Bright and optimistic: Sarah del Rosario’s paintings to benefit sick kids

The first thing one notices when gazing at the paintings of Sarah Grace Del Rosario is the profusion of flowers.

Flowers in bright and happy colors are clasped in hands; they cover heads and partially obscure the subjects’ faces—sometimes leaving only pursed lips exposed. Other times, the faces are featureless, just blank spaces on which the viewer can project their imagination.

Del Rosario is still in the process of finding her style not that she’s in a hurry. After all, the full time artist based in Nueva Ecija only began painting in earnest in October 2020. 

“I come from a clan that can paint and draw hyperrealistic paintings and portraits. And then there’s me who could only doodle and paint cartoon characters,” Del Rosario recalled.

She was in third grade when she discovered her innate talent for art. It may not have manifested as hyperrealistic or even realistic art but the resulting pieces resonated with her audience who appreciate the brightness and optimism of her abstract, impressionistic art. 

In one series of paintings, the textured and multi-colored roses that crown a young girl’s head seem to invite the viewer to touch them. Her mixed media pieces incorporate dense acrylics and natural crystals like jade, onyx, obsidian, quartz, clear quartz and amethyst. 

“I love mixing dried flowers on my paintings and sculpting textures for my abstracts. I love adorning my fishes with natural stones and crystals so if ever a visually impaired person comes to discover my art, they can feel it and appreciate it,” she said.

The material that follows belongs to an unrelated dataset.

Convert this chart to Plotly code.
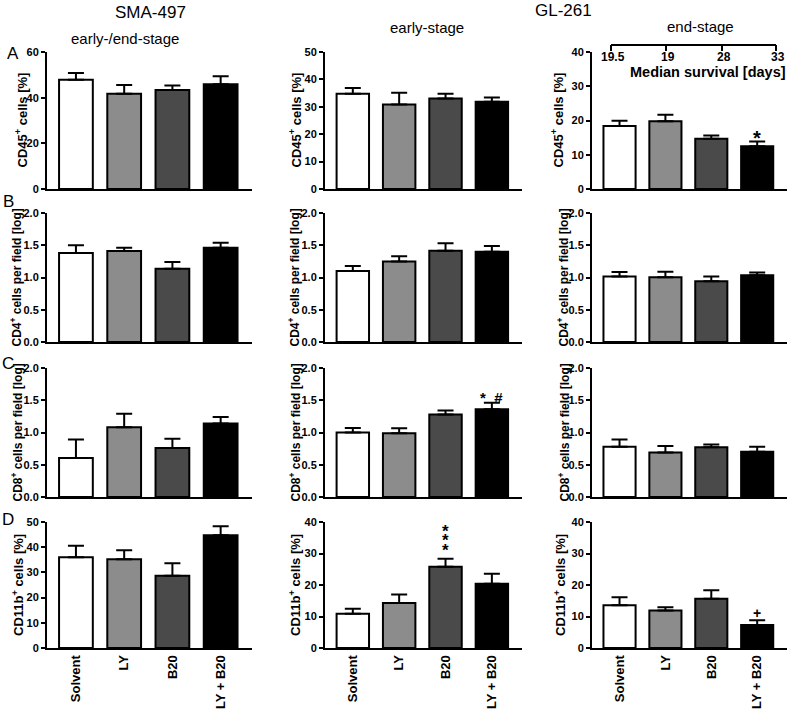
import plotly.graph_objects as go
from plotly.subplots import make_subplots

W, H = 798, 718
FONT = "Liberation Sans, Arial, sans-serif"

groups = ["Solvent", "LY", "B20", "LY + B20"]
bar_colors = ["#ffffff", "#8c8c8c", "#4a4a4a", "#000000"]

# row A: CD45+ cells [%]
cd45_sma = [47.8, 41.7, 43.4, 45.9]
cd45_sma_err = [3.0, 3.9, 1.9, 3.5]
cd45_early = [34.8, 30.8, 33.0, 31.8]
cd45_early_err = [2.1, 4.3, 1.8, 1.6]
cd45_end = [18.4, 19.8, 14.7, 12.5]
cd45_end_err = [1.5, 1.9, 0.9, 1.4]

# row B: CD4+ cells per field [log]
cd4_sma = [1.38, 1.41, 1.135, 1.46]
cd4_sma_err = [0.12, 0.05, 0.105, 0.08]
cd4_early = [1.10, 1.25, 1.415, 1.40]
cd4_early_err = [0.08, 0.08, 0.115, 0.09]
cd4_end = [1.015, 1.005, 0.94, 1.036]
cd4_end_err = [0.072, 0.085, 0.075, 0.041]

# row C: CD8+ cells per field [log]
cd8_sma = [0.605, 1.08, 0.76, 1.14]
cd8_sma_err = [0.285, 0.21, 0.145, 0.10]
cd8_early = [1.00, 0.99, 1.28, 1.36]
cd8_early_err = [0.07, 0.077, 0.06, 0.10]
cd8_end = [0.78, 0.69, 0.77, 0.70]
cd8_end_err = [0.11, 0.10, 0.045, 0.08]

# row D: CD11b+ cells [%]
cd11b_sma = [36.0, 35.2, 28.7, 44.7]
cd11b_sma_err = [4.6, 3.6, 4.9, 3.6]
cd11b_early = [10.9, 14.3, 25.8, 20.4]
cd11b_early_err = [1.6, 2.7, 2.5, 3.2]
cd11b_end = [13.6, 11.9, 15.6, 7.3]
cd11b_end_err = [2.5, 1.0, 2.7, 1.5]

median_survival = ["19.5", "19", "28", "33"]

panels = [
    [(cd45_sma, cd45_sma_err), (cd45_early, cd45_early_err), (cd45_end, cd45_end_err)],
    [(cd4_sma, cd4_sma_err), (cd4_early, cd4_early_err), (cd4_end, cd4_end_err)],
    [(cd8_sma, cd8_sma_err), (cd8_early, cd8_early_err), (cd8_end, cd8_end_err)],
    [(cd11b_sma, cd11b_sma_err), (cd11b_early, cd11b_early_err), (cd11b_end, cd11b_end_err)],
]
y_ranges = [
    [(60, 20), (50, 10), (40, 10)],
    [(2, 0.5), (2, 0.5), (2, 0.5)],
    [(2, 0.5), (2, 0.5), (2, 0.5)],
    [(50, 10), (40, 10), (40, 10)],
]
y_titles = [
    "CD45<sup>+</sup> cells [%]",
    "CD4<sup>+</sup> cells per field [log]",
    "CD8<sup>+</sup> cells per field [log]",
    "CD11b<sup>+</sup> cells [%]",
]
y_title_size = [13, 12, 12, 13]

# pixel layout of the plot areas
row_px = [(52, 189), (213, 342), (368, 497), (522, 648)]
col_px = [(47, 252), (325, 522), (592, 787)]
title_x = [[21, 295, 557], [16, 294, 563], [16, 294, 563], [18, 295, 560]]


def px(x):
    return x / W


def py(y):
    return 1 - y / H


fig = make_subplots(rows=4, cols=3)
annotations = []

for r in range(4):
    for c in range(3):
        vals, errs = panels[r][c]
        fig.add_trace(
            go.Bar(
                x=groups, y=vals,
                marker=dict(color=bar_colors, line=dict(color="black", width=2)),
                error_y=dict(type="data", array=errs, arrayminus=[0] * 4, symmetric=False,
                             color="black", thickness=2, width=8),
                showlegend=False, hoverinfo="skip",
            ),
            row=r + 1, col=c + 1,
        )
        n = r * 3 + c + 1
        ymax, dt = y_ranges[r][c]
        fig.layout[f"xaxis{n}"].update(
            domain=[px(col_px[c][0]), px(col_px[c][1])],
            anchor=f"y{n}", automargin=False,
            showline=True, linecolor="black", linewidth=2,
            ticks="", showticklabels=(r == 3), tickangle=-90,
            tickfont=dict(family=FONT, size=13, color="black", weight="bold"),
            showgrid=False, range=[-0.6, 3.65],
        )
        fig.layout[f"yaxis{n}"].update(
            domain=[py(row_px[r][1]), py(row_px[r][0])],
            anchor=f"x{n}", automargin=False,
            range=[0, ymax], dtick=dt, tick0=0,
            tickformat=".1f" if dt < 1 else "d",
            showline=True, linecolor="black", linewidth=2,
            ticks="outside", ticklen=4, tickwidth=2, tickcolor="black",
            tickfont=dict(family=FONT, size=11, color="black", weight="bold"),
            showgrid=False, zeroline=False,
        )
        annotations.append(dict(
            text=y_titles[r], textangle=-90, showarrow=False,
            xref="paper", yref="paper",
            x=px(title_x[r][c]), y=py((row_px[r][0] + row_px[r][1]) / 2),
            xanchor="center", yanchor="middle",
            font=dict(family=FONT, size=y_title_size[r], color="black", weight="bold"),
        ))

# headers
for text, x, y, size in [
    ("SMA-497", 150, 13, 17), ("GL-261", 563, 10, 17),
    ("early-/end-stage", 125, 39, 15), ("early-stage", 427, 28, 15), ("end-stage", 700, 26, 15),
    ("A", 13, 53, 17), ("B", 8, 202, 17), ("C", 8, 363, 17), ("D", 8, 519, 17),
]:
    annotations.append(dict(text=text, x=px(x), y=py(y), xref="paper", yref="paper",
                            showarrow=False, xanchor="center", yanchor="middle",
                            font=dict(family=FONT, size=size, color="black")))

# median survival bracket
tick_px = [611, 666, 722, 776]
shapes = [dict(type="line", xref="paper", yref="paper", x0=px(tick_px[0]), x1=px(tick_px[-1]),
               y0=py(45), y1=py(45), line=dict(color="black", width=2))]
for tx, lab in zip(tick_px, median_survival):
    shapes.append(dict(type="line", xref="paper", yref="paper", x0=px(tx), x1=px(tx),
                       y0=py(45), y1=py(51), line=dict(color="black", width=2)))
    annotations.append(dict(text=lab, x=px(tx + 2), y=py(57), xref="paper", yref="paper",
                            showarrow=False, xanchor="center", yanchor="middle",
                            font=dict(family=FONT, size=12, color="black", weight="bold")))
annotations.append(dict(text="Median survival [days]", x=px(708), y=py(72), xref="paper", yref="paper",
                        showarrow=False, xanchor="center", yanchor="middle",
                        font=dict(family=FONT, size=14.5, color="black", weight="bold")))

# significance marks (the triple star is stacked vertically)
for text, xa, ya, xv, yv, size in [
    ("*", "x3", "y3", "LY + B20", 15.0, 20),
    ("*  #", "x8", "y8", "LY + B20", 1.55, 15),
    ("*", "x11", "y11", "B20", 31.0, 17),
    ("*", "x11", "y11", "B20", 34.0, 17),
    ("*", "x11", "y11", "B20", 37.0, 17),
    ("+", "x12", "y12", "LY + B20", 11.0, 14),
]:
    annotations.append(dict(text=text, xref=xa, yref=ya, x=xv, y=yv,
                            showarrow=False, xanchor="center", yanchor="middle",
                            font=dict(family=FONT, size=size, color="black", weight="bold")))

fig.update_layout(
    width=W, height=H,
    margin=dict(l=0, r=0, t=0, b=0),
    plot_bgcolor="white", paper_bgcolor="white",
    bargap=0.3,
    annotations=annotations, shapes=shapes,
    font=dict(family=FONT, color="black"),
)

fig.write_html("out.html", config={"displayModeBar": False},
               post_script="document.body.style.margin = '0';")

Del Rosario counts Filipino celebrities like Aubrey Miles, Rocco Nacino and Melissa Gohing Nacino, Irma Adlawan, Rosanna Roces, Maryor Nina Jose Quiambao, and Ivana Alawi as clients. She has collectors from the Philippines as well as Canada, the United States, Singapore and Australia. 

Since 2020, she has raised over P2 million from the sale of her paintings that have been donated directly to severely ill children coming from different parts of the country.

When she was first starting out, Del Rosario admitted to feeling insecure about her work but later realized that “people will appreciate your work as long as you give your heart to it.”

Asked to list her favorite artists, she name checked landscape artist Bob Ross, Canadian folk artist Maud Lewis, and Mexican painter Frida Kahlo.

“Bob Ross is relaxing to watch. Most of my landscape paintings are inspired by him. I also love Maud Lewis who paints like a young girl trapped in the body of an adult woman.” 

Lewis’s paintings of rural Canadian life are rendered in a two-dimensional fashion and have a naif-like quality. “She is another proof that even if you can’t paint a realistic portrait or landscape, your art will be appreciated by the right person. In some ways, I am Maud because my art is imperfect. It’s always a work in progress but people are already finding joy, beauty in that progress,” she recounted. 

Del Rosario not only identifies with Frida Kahlo because of her empowering art but also because—like Kahlo who figured in a horrifying vehicular accident—Del Rosario is also saddled with a disability. 

“I have Psoriatic arthritis that attacks the nerves and joints, and which makes it painful to paint when I’m not on medication. Unfortunately, it is an incurable and lifelong illness,” she said.

For “Of Blooms and their Stories,” her first solo show at ARTablado, the artist has created 30 paintings that will benefit as many child patients. 

“Each painting represents a child battling life threatening diseases with 100% of the proceeds for each painting sold going to the child.”

Del Rosario is grateful for the ARTablado platform because “it serves as a stage for local budding artists like me… to spread kindness through art. Expect me to bring you to the field of blooms and other stories.”

“Of Blooms and Their Stories” is on view at ARTablado at Robinsons Galleria until January 31.